**Instructions for the task:** The lines to print start at the one containing "Clone this diagram in TikZ." and end at the one containing "minimum width=534pt, minimum"; print them exactly, ends included, and only them.

**Records to process:**
— START —

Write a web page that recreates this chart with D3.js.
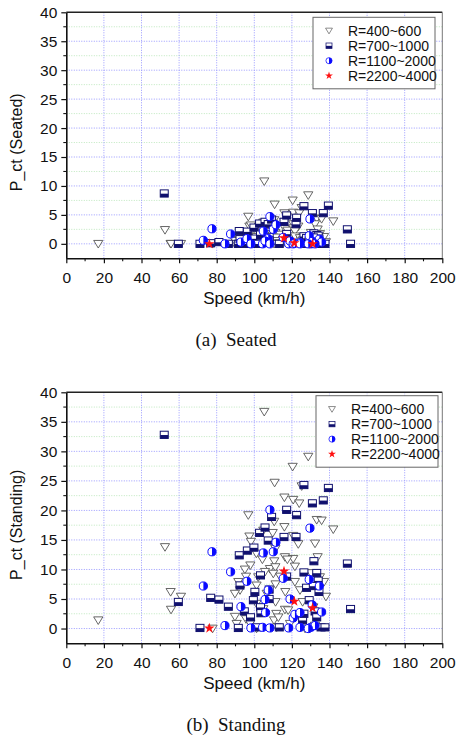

— END —
— START —

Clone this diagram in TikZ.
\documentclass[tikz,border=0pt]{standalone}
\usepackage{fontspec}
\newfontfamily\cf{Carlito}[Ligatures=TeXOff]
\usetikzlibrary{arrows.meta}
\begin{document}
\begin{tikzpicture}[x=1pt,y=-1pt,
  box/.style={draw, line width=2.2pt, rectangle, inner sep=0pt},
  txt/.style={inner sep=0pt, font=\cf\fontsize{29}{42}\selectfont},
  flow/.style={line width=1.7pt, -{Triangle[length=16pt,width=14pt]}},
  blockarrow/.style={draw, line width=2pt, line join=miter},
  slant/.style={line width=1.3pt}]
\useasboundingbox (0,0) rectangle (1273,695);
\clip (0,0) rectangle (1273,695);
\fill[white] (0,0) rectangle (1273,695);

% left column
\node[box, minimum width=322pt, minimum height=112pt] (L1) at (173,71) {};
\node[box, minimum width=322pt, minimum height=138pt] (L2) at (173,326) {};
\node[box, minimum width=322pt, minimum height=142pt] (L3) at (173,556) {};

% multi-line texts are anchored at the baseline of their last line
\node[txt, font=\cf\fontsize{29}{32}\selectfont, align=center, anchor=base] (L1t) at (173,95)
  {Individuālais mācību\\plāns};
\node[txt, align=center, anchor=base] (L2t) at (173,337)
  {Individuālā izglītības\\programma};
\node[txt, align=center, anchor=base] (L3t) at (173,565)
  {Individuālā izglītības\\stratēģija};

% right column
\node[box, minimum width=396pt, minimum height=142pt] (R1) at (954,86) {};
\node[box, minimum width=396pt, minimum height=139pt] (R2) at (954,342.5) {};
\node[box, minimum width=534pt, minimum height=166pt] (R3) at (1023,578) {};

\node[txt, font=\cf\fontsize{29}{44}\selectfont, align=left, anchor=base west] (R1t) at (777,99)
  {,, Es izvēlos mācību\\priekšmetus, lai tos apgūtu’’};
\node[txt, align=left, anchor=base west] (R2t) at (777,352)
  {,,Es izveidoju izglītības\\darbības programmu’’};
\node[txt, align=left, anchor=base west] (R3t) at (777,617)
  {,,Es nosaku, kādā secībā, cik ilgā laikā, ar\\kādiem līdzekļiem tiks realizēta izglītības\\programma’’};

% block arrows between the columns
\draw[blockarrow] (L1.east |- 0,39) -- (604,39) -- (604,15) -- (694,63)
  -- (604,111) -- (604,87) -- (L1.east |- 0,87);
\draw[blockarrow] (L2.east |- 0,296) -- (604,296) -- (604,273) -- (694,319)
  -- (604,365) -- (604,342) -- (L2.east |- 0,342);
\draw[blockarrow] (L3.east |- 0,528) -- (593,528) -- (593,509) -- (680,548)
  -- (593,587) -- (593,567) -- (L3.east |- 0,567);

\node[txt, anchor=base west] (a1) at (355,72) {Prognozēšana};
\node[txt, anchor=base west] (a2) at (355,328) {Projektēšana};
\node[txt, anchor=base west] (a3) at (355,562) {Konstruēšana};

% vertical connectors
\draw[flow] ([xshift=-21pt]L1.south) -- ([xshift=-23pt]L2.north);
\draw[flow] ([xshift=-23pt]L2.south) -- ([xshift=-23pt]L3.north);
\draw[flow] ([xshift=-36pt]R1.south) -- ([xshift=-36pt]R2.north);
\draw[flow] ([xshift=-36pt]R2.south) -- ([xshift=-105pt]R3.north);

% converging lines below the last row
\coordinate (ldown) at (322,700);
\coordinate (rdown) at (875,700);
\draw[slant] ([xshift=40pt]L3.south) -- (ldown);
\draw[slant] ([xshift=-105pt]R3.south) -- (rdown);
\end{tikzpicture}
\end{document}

— END —

**Exercise output:**
Clone this diagram in TikZ.
\documentclass[tikz,border=0pt]{standalone}
\usepackage{fontspec}
\newfontfamily\cf{Carlito}[Ligatures=TeXOff]
\usetikzlibrary{arrows.meta}
\begin{document}
\begin{tikzpicture}[x=1pt,y=-1pt,
  box/.style={draw, line width=2.2pt, rectangle, inner sep=0pt},
  txt/.style={inner sep=0pt, font=\cf\fontsize{29}{42}\selectfont},
  flow/.style={line width=1.7pt, -{Triangle[length=16pt,width=14pt]}},
  blockarrow/.style={draw, line width=2pt, line join=miter},
  slant/.style={line width=1.3pt}]
\useasboundingbox (0,0) rectangle (1273,695);
\clip (0,0) rectangle (1273,695);
\fill[white] (0,0) rectangle (1273,695);

% left column
\node[box, minimum width=322pt, minimum height=112pt] (L1) at (173,71) {};
\node[box, minimum width=322pt, minimum height=138pt] (L2) at (173,326) {};
\node[box, minimum width=322pt, minimum height=142pt] (L3) at (173,556) {};

% multi-line texts are anchored at the baseline of their last line
\node[txt, font=\cf\fontsize{29}{32}\selectfont, align=center, anchor=base] (L1t) at (173,95)
  {Individuālais mācību\\plāns};
\node[txt, align=center, anchor=base] (L2t) at (173,337)
  {Individuālā izglītības\\programma};
\node[txt, align=center, anchor=base] (L3t) at (173,565)
  {Individuālā izglītības\\stratēģija};

% right column
\node[box, minimum width=396pt, minimum height=142pt] (R1) at (954,86) {};
\node[box, minimum width=396pt, minimum height=139pt] (R2) at (954,342.5) {};
\node[box, minimum width=534pt, minimum height=166pt] (R3) at (1023,578) {};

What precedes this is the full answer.